List each line in which the string "this" appears.

Excerpted data —
===============
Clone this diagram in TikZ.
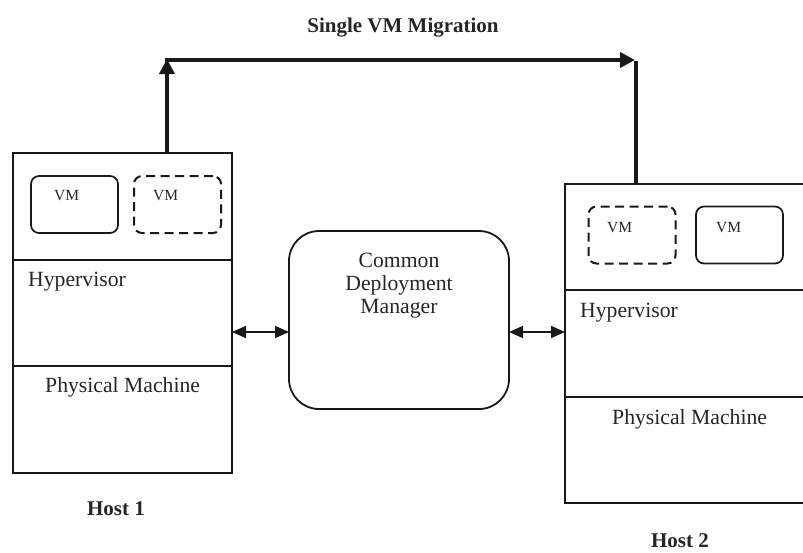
===============
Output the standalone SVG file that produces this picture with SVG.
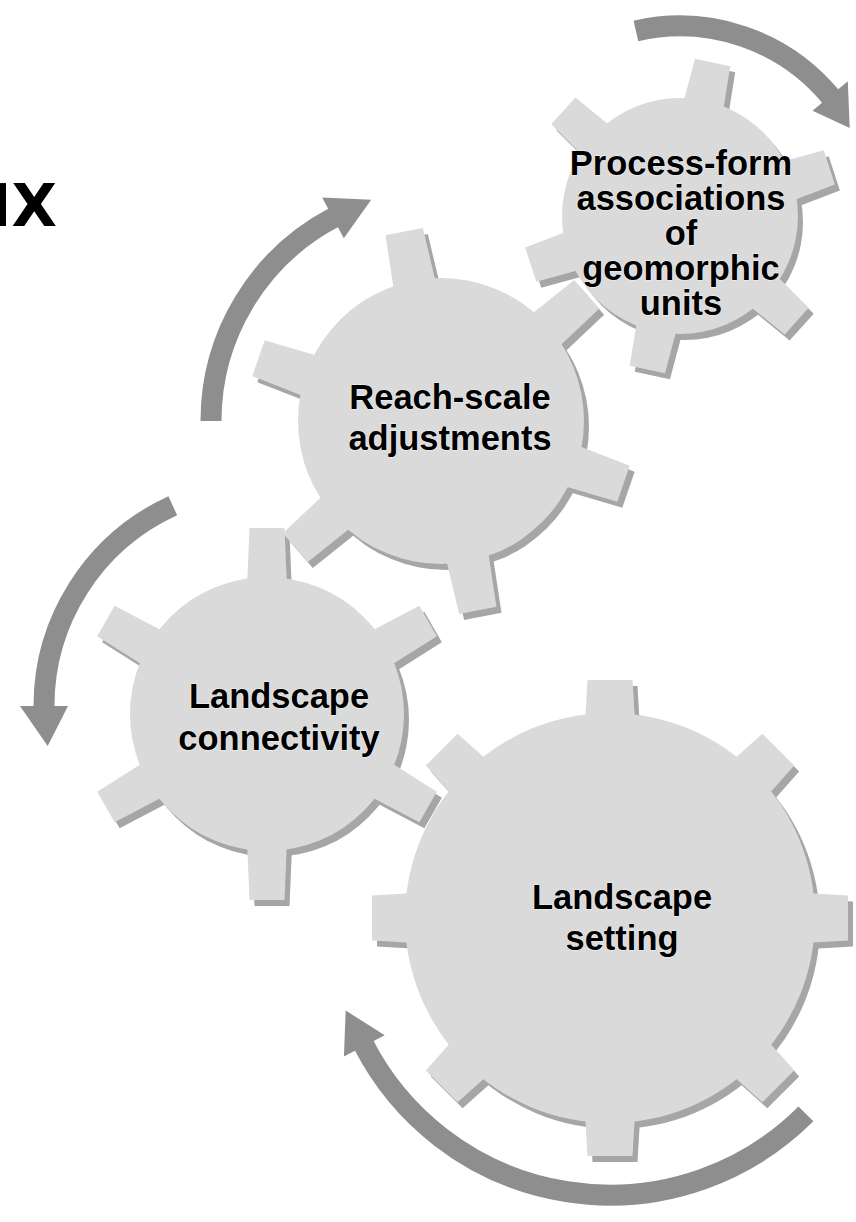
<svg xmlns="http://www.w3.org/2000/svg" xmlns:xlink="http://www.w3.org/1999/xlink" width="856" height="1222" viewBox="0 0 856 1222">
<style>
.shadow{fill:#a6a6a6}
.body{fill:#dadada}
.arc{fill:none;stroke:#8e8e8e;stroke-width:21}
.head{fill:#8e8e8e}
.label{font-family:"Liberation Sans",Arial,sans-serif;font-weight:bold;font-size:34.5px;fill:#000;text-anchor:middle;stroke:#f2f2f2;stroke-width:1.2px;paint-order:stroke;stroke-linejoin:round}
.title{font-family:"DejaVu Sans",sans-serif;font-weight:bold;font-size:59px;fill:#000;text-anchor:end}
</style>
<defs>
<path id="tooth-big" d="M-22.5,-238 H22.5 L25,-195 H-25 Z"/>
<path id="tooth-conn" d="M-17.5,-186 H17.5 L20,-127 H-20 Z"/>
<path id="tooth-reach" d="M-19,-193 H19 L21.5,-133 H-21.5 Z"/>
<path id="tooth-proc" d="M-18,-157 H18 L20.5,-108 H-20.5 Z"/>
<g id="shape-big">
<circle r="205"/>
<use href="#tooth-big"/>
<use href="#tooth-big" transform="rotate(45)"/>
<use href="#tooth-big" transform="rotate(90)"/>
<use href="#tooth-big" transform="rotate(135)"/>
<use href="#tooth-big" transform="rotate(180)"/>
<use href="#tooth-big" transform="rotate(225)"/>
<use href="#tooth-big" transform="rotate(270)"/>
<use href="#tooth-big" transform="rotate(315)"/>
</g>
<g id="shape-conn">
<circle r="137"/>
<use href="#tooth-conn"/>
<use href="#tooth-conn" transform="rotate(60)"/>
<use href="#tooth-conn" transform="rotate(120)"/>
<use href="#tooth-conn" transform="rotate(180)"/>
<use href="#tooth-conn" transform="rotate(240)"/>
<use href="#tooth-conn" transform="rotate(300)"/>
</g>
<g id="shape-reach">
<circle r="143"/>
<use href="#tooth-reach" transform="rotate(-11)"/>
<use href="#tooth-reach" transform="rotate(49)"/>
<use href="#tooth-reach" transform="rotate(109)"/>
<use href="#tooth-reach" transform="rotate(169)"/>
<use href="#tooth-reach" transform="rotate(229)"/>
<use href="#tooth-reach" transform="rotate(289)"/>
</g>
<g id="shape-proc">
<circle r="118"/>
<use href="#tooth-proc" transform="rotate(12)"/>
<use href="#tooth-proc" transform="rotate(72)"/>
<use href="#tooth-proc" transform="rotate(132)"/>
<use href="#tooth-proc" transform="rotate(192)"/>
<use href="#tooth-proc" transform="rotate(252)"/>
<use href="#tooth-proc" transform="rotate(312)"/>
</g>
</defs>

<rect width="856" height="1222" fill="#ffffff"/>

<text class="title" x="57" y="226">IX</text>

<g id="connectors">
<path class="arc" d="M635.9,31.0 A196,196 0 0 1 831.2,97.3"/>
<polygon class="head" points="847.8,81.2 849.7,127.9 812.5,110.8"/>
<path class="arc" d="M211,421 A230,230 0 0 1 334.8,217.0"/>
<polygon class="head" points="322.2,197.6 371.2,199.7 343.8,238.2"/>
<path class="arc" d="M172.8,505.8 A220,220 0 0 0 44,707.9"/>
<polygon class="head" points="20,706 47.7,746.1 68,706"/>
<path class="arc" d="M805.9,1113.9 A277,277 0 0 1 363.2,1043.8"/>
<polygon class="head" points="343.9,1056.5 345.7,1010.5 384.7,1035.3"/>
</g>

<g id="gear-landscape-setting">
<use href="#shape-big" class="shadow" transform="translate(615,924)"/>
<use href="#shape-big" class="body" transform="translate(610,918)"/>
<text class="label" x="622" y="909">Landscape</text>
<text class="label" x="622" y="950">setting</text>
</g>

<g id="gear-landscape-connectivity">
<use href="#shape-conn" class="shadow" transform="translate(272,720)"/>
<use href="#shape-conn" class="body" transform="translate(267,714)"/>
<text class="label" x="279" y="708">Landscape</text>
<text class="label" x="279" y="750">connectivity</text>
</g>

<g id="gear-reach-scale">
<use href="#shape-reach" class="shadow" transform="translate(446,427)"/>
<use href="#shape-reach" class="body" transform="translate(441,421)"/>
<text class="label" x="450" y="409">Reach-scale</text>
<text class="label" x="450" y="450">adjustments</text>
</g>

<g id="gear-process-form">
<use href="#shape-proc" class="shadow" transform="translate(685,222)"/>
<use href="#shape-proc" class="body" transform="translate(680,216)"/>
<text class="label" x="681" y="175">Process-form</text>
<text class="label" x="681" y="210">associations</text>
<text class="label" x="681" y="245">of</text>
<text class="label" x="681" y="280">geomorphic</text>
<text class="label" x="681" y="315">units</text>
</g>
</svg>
===============
Answer to the exercise —
Clone this diagram in TikZ.
Output the standalone SVG file that produces this picture with SVG.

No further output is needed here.